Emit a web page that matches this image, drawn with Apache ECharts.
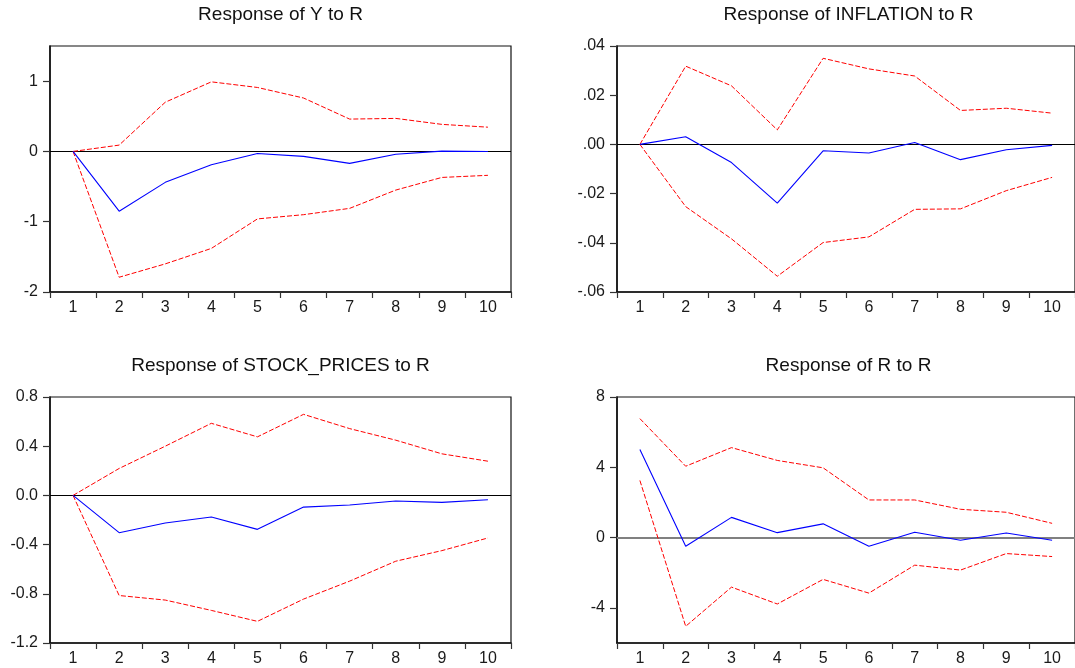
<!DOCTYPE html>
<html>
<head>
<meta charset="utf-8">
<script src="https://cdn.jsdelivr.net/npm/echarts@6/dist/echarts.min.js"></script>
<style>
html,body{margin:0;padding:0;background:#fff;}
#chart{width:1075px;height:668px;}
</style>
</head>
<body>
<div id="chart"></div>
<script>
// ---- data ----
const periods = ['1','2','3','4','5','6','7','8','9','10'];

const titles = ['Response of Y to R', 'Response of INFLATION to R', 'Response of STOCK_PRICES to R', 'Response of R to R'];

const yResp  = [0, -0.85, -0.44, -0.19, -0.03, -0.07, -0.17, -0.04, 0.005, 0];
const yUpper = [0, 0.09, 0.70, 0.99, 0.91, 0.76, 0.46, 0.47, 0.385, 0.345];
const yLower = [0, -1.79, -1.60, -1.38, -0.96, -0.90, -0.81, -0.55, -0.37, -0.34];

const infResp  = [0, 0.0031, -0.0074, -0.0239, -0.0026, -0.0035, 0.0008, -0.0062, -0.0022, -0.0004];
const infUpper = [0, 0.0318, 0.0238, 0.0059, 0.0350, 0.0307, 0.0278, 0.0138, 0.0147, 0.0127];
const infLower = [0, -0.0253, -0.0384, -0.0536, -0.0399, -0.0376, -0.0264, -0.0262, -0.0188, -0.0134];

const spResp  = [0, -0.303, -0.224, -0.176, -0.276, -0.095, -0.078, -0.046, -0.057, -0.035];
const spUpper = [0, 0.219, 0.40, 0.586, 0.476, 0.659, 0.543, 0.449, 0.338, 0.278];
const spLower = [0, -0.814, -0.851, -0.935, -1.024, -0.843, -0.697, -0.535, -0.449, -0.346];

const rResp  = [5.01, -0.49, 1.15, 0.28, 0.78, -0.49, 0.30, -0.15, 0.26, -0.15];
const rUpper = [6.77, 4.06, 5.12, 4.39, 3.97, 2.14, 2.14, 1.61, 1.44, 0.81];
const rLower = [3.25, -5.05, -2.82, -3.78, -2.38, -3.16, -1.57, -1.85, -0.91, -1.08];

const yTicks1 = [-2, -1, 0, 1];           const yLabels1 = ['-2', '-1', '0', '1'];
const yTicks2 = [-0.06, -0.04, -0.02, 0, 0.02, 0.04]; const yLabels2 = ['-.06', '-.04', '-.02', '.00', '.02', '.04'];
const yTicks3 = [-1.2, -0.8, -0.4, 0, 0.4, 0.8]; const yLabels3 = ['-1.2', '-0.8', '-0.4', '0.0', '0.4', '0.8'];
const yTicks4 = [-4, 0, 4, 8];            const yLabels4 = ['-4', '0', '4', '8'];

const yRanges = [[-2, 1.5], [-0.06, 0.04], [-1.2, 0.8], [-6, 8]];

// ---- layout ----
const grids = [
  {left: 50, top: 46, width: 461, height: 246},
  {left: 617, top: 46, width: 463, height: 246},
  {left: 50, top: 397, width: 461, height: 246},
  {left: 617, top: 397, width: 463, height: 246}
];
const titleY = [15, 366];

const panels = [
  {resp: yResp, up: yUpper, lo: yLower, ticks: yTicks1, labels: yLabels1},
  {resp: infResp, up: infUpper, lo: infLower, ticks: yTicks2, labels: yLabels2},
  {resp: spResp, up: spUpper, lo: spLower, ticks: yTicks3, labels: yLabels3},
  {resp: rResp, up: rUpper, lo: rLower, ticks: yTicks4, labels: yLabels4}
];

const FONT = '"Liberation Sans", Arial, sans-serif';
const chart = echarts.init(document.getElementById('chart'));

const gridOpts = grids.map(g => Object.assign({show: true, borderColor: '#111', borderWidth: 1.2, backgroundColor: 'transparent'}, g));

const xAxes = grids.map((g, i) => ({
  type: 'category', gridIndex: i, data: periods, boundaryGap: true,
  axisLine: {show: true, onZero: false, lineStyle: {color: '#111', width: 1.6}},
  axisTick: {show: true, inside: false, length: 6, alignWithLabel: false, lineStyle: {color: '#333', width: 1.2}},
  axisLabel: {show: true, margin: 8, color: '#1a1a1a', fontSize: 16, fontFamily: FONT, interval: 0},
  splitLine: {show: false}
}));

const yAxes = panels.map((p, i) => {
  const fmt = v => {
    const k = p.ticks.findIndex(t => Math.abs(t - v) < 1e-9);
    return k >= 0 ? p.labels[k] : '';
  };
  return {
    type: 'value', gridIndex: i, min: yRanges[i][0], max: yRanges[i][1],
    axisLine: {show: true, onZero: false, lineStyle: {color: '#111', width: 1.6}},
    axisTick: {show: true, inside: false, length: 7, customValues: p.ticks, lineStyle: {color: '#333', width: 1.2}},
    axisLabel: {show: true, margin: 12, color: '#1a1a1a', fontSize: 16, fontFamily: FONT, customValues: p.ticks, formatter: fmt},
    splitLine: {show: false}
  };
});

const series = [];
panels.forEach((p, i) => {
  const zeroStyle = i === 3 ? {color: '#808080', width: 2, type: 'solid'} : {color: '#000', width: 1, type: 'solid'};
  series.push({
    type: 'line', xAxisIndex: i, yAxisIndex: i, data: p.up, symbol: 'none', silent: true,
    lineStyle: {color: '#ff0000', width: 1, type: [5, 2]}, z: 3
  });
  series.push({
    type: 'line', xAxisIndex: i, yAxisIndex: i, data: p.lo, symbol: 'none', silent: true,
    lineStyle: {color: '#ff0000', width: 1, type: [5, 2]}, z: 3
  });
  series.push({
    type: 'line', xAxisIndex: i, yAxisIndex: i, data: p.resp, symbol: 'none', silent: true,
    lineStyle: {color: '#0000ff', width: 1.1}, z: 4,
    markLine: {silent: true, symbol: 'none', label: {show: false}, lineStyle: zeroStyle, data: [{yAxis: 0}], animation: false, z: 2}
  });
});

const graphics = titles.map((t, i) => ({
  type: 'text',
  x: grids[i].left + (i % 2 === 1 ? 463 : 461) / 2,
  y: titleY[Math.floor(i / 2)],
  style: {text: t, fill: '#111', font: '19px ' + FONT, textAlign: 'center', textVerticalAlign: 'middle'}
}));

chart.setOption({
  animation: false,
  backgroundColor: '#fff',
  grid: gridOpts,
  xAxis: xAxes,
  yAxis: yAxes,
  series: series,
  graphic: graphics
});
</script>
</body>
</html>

WRITTEN EXERCISE
Write out again exactly the lines from the start of the data above through the line containing "const titles = ['Response", inclusive, excluding any pictures.

WRITTEN SOLUTION
Emit a web page that matches this image, drawn with Apache ECharts.
<!DOCTYPE html>
<html>
<head>
<meta charset="utf-8">
<script src="https://cdn.jsdelivr.net/npm/echarts@6/dist/echarts.min.js"></script>
<style>
html,body{margin:0;padding:0;background:#fff;}
#chart{width:1075px;height:668px;}
</style>
</head>
<body>
<div id="chart"></div>
<script>
// ---- data ----
const periods = ['1','2','3','4','5','6','7','8','9','10'];

const titles = ['Response of Y to R', 'Response of INFLATION to R', 'Response of STOCK_PRICES to R', 'Response of R to R'];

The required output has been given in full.